#### Directions for this task:
Can you copy out the data exactly? Leave the images out.

#### Material provided:
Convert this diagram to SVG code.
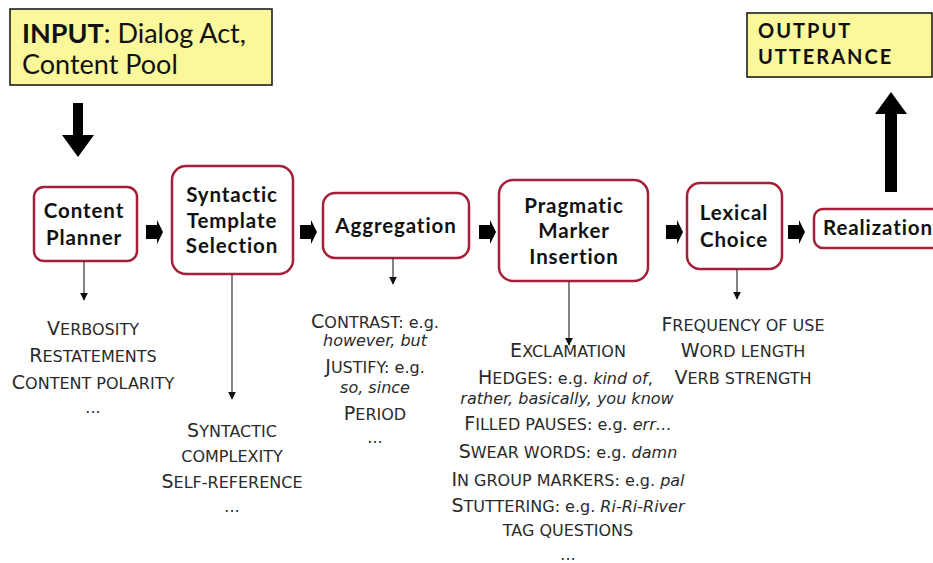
<svg xmlns="http://www.w3.org/2000/svg" width="933" height="563" viewBox="0 0 933 563">
<defs>
<style>
.yb{fill:#fbf89c;stroke:#111;stroke-width:1.5}
.nb{fill:#fff;stroke:#a61f38;stroke-width:2.5}
.tt{font-family:Lato,"Liberation Sans",sans-serif;font-weight:700;font-size:20.5px;letter-spacing:0.9px;fill:#111;text-anchor:middle}
.io{font-family:Lato,"Liberation Sans",sans-serif;fill:#111}
.li{font-family:"DejaVu Sans",Verdana,sans-serif;font-size:16px;fill:#2a2a2a;text-anchor:middle}
.c{font-size:19px}
.it{font-style:italic}
.ln{stroke:#333;stroke-width:1.2;fill:none}
.blk{fill:#000}
</style>
<marker id="ah" viewBox="0 0 10 10" refX="9" refY="5" markerWidth="8" markerHeight="8" markerUnits="userSpaceOnUse" orient="auto">
<path d="M0,0 L10,5 L0,10 Z" fill="#111"/>
</marker>
</defs>

<g id="input">
<rect class="yb" x="10" y="9" width="262" height="76"/>
<text class="io" x="22" y="43" font-size="27"><tspan font-weight="700">INPUT</tspan>: Dialog Act,</text>
<text class="io" x="22" y="74" font-size="27">Content Pool</text>
</g>

<g id="output">
<rect class="yb" x="747" y="13" width="185" height="64"/>
<text class="io" x="758" y="38" font-size="20" font-weight="700" letter-spacing="2">OUTPUT</text>
<text class="io" x="758" y="64" font-size="20" font-weight="700" letter-spacing="2">UTTERANCE</text>
</g>

<g id="content-planner">
<rect class="nb" x="34" y="187" width="103" height="74" rx="10"/>
<text class="tt" x="84" y="218">Content</text>
<text class="tt" x="84" y="245">Planner</text>
</g>

<g id="syntactic-template-selection">
<rect class="nb" x="172" y="166" width="121" height="108" rx="14"/>
<text class="tt" x="232" y="202">Syntactic</text>
<text class="tt" x="232" y="228">Template</text>
<text class="tt" x="232" y="253">Selection</text>
</g>

<g id="aggregation">
<rect class="nb" x="323" y="193" width="146" height="65" rx="12"/>
<text class="tt" x="396" y="233">Aggregation</text>
</g>

<g id="pragmatic-marker-insertion">
<rect class="nb" x="499" y="180" width="149" height="101" rx="14"/>
<text class="tt" x="574" y="213">Pragmatic</text>
<text class="tt" x="574" y="238">Marker</text>
<text class="tt" x="574" y="264">Insertion</text>
</g>

<g id="lexical-choice">
<rect class="nb" x="687" y="183" width="95" height="86" rx="13"/>
<text class="tt" x="734" y="220">Lexical</text>
<text class="tt" x="734" y="247">Choice</text>
</g>

<g id="realization">
<rect class="nb" x="814" y="209" width="130" height="39" rx="9"/>
<text class="tt" x="823" y="235" style="text-anchor:start">Realization</text>
</g>

<g id="connectors">
<polygon class="blk" points="73,103 83,103 83,135 94,135 78,157 62,135 73,135"/>
<polygon class="blk" points="885,192 897,192 897,114 907,114 891,92 875,114 885,114"/>
<polygon class="blk" points="146,225 157,225 157,220 163,232 157,244 157,239 146,239"/>
<polygon class="blk" points="300,225 311,225 311,220 317,232 311,244 311,239 300,239"/>
<polygon class="blk" points="479,225 490,225 490,220 496,232 490,244 490,239 479,239"/>
<polygon class="blk" points="666,225 677,225 677,220 683,232 677,244 677,239 666,239"/>
<polygon class="blk" points="788,225 799,225 799,220 805,232 799,244 799,239 788,239"/>
<line class="ln" x1="84" y1="261" x2="84" y2="300" marker-end="url(#ah)"/>
<line class="ln" x1="232" y1="274" x2="232" y2="399" marker-end="url(#ah)"/>
<line class="ln" x1="393" y1="258" x2="393" y2="284" marker-end="url(#ah)"/>
<line class="ln" x1="569" y1="281" x2="569" y2="345" marker-end="url(#ah)"/>
<line class="ln" x1="737" y1="269" x2="737" y2="299" marker-end="url(#ah)"/>
</g>

<g id="content-planner-list">
<text class="li" x="93" y="335"><tspan class="c">V</tspan>ERBOSITY</text>
<text class="li" x="93" y="362"><tspan class="c">R</tspan>ESTATEMENTS</text>
<text class="li" x="93" y="389"><tspan class="c">C</tspan>ONTENT POLARITY</text>
<text class="li" x="93" y="413" font-size="12">...</text>
</g>

<g id="syntactic-list">
<text class="li" x="232" y="437"><tspan class="c">S</tspan>YNTACTIC</text>
<text class="li" x="232" y="462">COMPLEXITY</text>
<text class="li" x="232" y="488"><tspan class="c">S</tspan>ELF-REFERENCE</text>
<text class="li" x="232" y="512" font-size="12">...</text>
</g>

<g id="aggregation-list">
<text class="li" x="375" y="328"><tspan class="c">C</tspan>ONTRAST: e.g.</text>
<text class="li it" x="375" y="346" font-size="15">however, but</text>
<text class="li" x="375" y="373"><tspan class="c">J</tspan>USTIFY: e.g.</text>
<text class="li it" x="375" y="393" font-size="15">so, since</text>
<text class="li" x="375" y="420"><tspan class="c">P</tspan>ERIOD</text>
<text class="li" x="375" y="443" font-size="12">...</text>
</g>

<g id="pragmatic-list">
<text class="li" x="568" y="357"><tspan class="c">E</tspan>XCLAMATION</text>
<text class="li" x="478" y="384" style="text-anchor:start"><tspan class="c">H</tspan>EDGES: e.g. <tspan class="it">kind of</tspan>,</text>
<text class="li it" x="567" y="404" font-size="15.5">rather, basically, you know</text>
<text class="li" x="568" y="430"><tspan class="c">F</tspan>ILLED PAUSES: e.g. <tspan class="it">err…</tspan></text>
<text class="li" x="568" y="458"><tspan class="c">S</tspan>WEAR WORDS: e.g. <tspan class="it">damn</tspan></text>
<text class="li" x="568" y="486"><tspan class="c">I</tspan>N GROUP MARKERS: e.g. <tspan class="it">pal</tspan></text>
<text class="li" x="568" y="512"><tspan class="c">S</tspan>TUTTERING: e.g. <tspan class="it">Ri-Ri-River</tspan></text>
<text class="li" x="568" y="536">TAG QUESTIONS</text>
<text class="li" x="568" y="560" font-size="12">...</text>
</g>

<g id="lexical-list">
<text class="li" x="743" y="331"><tspan class="c">F</tspan>REQUENCY OF USE</text>
<text class="li" x="743" y="357"><tspan class="c">W</tspan>ORD LENGTH</text>
<text class="li" x="743" y="384"><tspan class="c">V</tspan>ERB STRENGTH</text>
</g>
</svg>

#### Output for this task:
Convert this diagram to SVG code.
<svg xmlns="http://www.w3.org/2000/svg" width="933" height="563" viewBox="0 0 933 563">
<defs>
<style>
.yb{fill:#fbf89c;stroke:#111;stroke-width:1.5}
.nb{fill:#fff;stroke:#a61f38;stroke-width:2.5}
.tt{font-family:Lato,"Liberation Sans",sans-serif;font-weight:700;font-size:20.5px;letter-spacing:0.9px;fill:#111;text-anchor:middle}
.io{font-family:Lato,"Liberation Sans",sans-serif;fill:#111}
.li{font-family:"DejaVu Sans",Verdana,sans-serif;font-size:16px;fill:#2a2a2a;text-anchor:middle}
.c{font-size:19px}
.it{font-style:italic}
.ln{stroke:#333;stroke-width:1.2;fill:none}
.blk{fill:#000}
</style>
<marker id="ah" viewBox="0 0 10 10" refX="9" refY="5" markerWidth="8" markerHeight="8" markerUnits="userSpaceOnUse" orient="auto">
<path d="M0,0 L10,5 L0,10 Z" fill="#111"/>
</marker>
</defs>

<g id="input">
<rect class="yb" x="10" y="9" width="262" height="76"/>
<text class="io" x="22" y="43" font-size="27"><tspan font-weight="700">INPUT</tspan>: Dialog Act,</text>
<text class="io" x="22" y="74" font-size="27">Content Pool</text>
</g>

<g id="output">
<rect class="yb" x="747" y="13" width="185" height="64"/>
<text class="io" x="758" y="38" font-size="20" font-weight="700" letter-spacing="2">OUTPUT</text>
<text class="io" x="758" y="64" font-size="20" font-weight="700" letter-spacing="2">UTTERANCE</text>
</g>

<g id="content-planner">
<rect class="nb" x="34" y="187" width="103" height="74" rx="10"/>
<text class="tt" x="84" y="218">Content</text>
<text class="tt" x="84" y="245">Planner</text>
</g>

<g id="syntactic-template-selection">
<rect class="nb" x="172" y="166" width="121" height="108" rx="14"/>
<text class="tt" x="232" y="202">Syntactic</text>
<text class="tt" x="232" y="228">Template</text>
<text class="tt" x="232" y="253">Selection</text>
</g>

<g id="aggregation">
<rect class="nb" x="323" y="193" width="146" height="65" rx="12"/>
<text class="tt" x="396" y="233">Aggregation</text>
</g>

<g id="pragmatic-marker-insertion">
<rect class="nb" x="499" y="180" width="149" height="101" rx="14"/>
<text class="tt" x="574" y="213">Pragmatic</text>
<text class="tt" x="574" y="238">Marker</text>
<text class="tt" x="574" y="264">Insertion</text>
</g>

<g id="lexical-choice">
<rect class="nb" x="687" y="183" width="95" height="86" rx="13"/>
<text class="tt" x="734" y="220">Lexical</text>
<text class="tt" x="734" y="247">Choice</text>
</g>

<g id="realization">
<rect class="nb" x="814" y="209" width="130" height="39" rx="9"/>
<text class="tt" x="823" y="235" style="text-anchor:start">Realization</text>
</g>

<g id="connectors">
<polygon class="blk" points="73,103 83,103 83,135 94,135 78,157 62,135 73,135"/>
<polygon class="blk" points="885,192 897,192 897,114 907,114 891,92 875,114 885,114"/>
<polygon class="blk" points="146,225 157,225 157,220 163,232 157,244 157,239 146,239"/>
<polygon class="blk" points="300,225 311,225 311,220 317,232 311,244 311,239 300,239"/>
<polygon class="blk" points="479,225 490,225 490,220 496,232 490,244 490,239 479,239"/>
<polygon class="blk" points="666,225 677,225 677,220 683,232 677,244 677,239 666,239"/>
<polygon class="blk" points="788,225 799,225 799,220 805,232 799,244 799,239 788,239"/>
<line class="ln" x1="84" y1="261" x2="84" y2="300" marker-end="url(#ah)"/>
<line class="ln" x1="232" y1="274" x2="232" y2="399" marker-end="url(#ah)"/>
<line class="ln" x1="393" y1="258" x2="393" y2="284" marker-end="url(#ah)"/>
<line class="ln" x1="569" y1="281" x2="569" y2="345" marker-end="url(#ah)"/>
<line class="ln" x1="737" y1="269" x2="737" y2="299" marker-end="url(#ah)"/>
</g>

<g id="content-planner-list">
<text class="li" x="93" y="335"><tspan class="c">V</tspan>ERBOSITY</text>
<text class="li" x="93" y="362"><tspan class="c">R</tspan>ESTATEMENTS</text>
<text class="li" x="93" y="389"><tspan class="c">C</tspan>ONTENT POLARITY</text>
<text class="li" x="93" y="413" font-size="12">...</text>
</g>

<g id="syntactic-list">
<text class="li" x="232" y="437"><tspan class="c">S</tspan>YNTACTIC</text>
<text class="li" x="232" y="462">COMPLEXITY</text>
<text class="li" x="232" y="488"><tspan class="c">S</tspan>ELF-REFERENCE</text>
<text class="li" x="232" y="512" font-size="12">...</text>
</g>

<g id="aggregation-list">
<text class="li" x="375" y="328"><tspan class="c">C</tspan>ONTRAST: e.g.</text>
<text class="li it" x="375" y="346" font-size="15">however, but</text>
<text class="li" x="375" y="373"><tspan class="c">J</tspan>USTIFY: e.g.</text>
<text class="li it" x="375" y="393" font-size="15">so, since</text>
<text class="li" x="375" y="420"><tspan class="c">P</tspan>ERIOD</text>
<text class="li" x="375" y="443" font-size="12">...</text>
</g>

<g id="pragmatic-list">
<text class="li" x="568" y="357"><tspan class="c">E</tspan>XCLAMATION</text>
<text class="li" x="478" y="384" style="text-anchor:start"><tspan class="c">H</tspan>EDGES: e.g. <tspan class="it">kind of</tspan>,</text>
<text class="li it" x="567" y="404" font-size="15.5">rather, basically, you know</text>
<text class="li" x="568" y="430"><tspan class="c">F</tspan>ILLED PAUSES: e.g. <tspan class="it">err…</tspan></text>
<text class="li" x="568" y="458"><tspan class="c">S</tspan>WEAR WORDS: e.g. <tspan class="it">damn</tspan></text>
<text class="li" x="568" y="486"><tspan class="c">I</tspan>N GROUP MARKERS: e.g. <tspan class="it">pal</tspan></text>
<text class="li" x="568" y="512"><tspan class="c">S</tspan>TUTTERING: e.g. <tspan class="it">Ri-Ri-River</tspan></text>
<text class="li" x="568" y="536">TAG QUESTIONS</text>
<text class="li" x="568" y="560" font-size="12">...</text>
</g>

<g id="lexical-list">
<text class="li" x="743" y="331"><tspan class="c">F</tspan>REQUENCY OF USE</text>
<text class="li" x="743" y="357"><tspan class="c">W</tspan>ORD LENGTH</text>
<text class="li" x="743" y="384"><tspan class="c">V</tspan>ERB STRENGTH</text>
</g>
</svg>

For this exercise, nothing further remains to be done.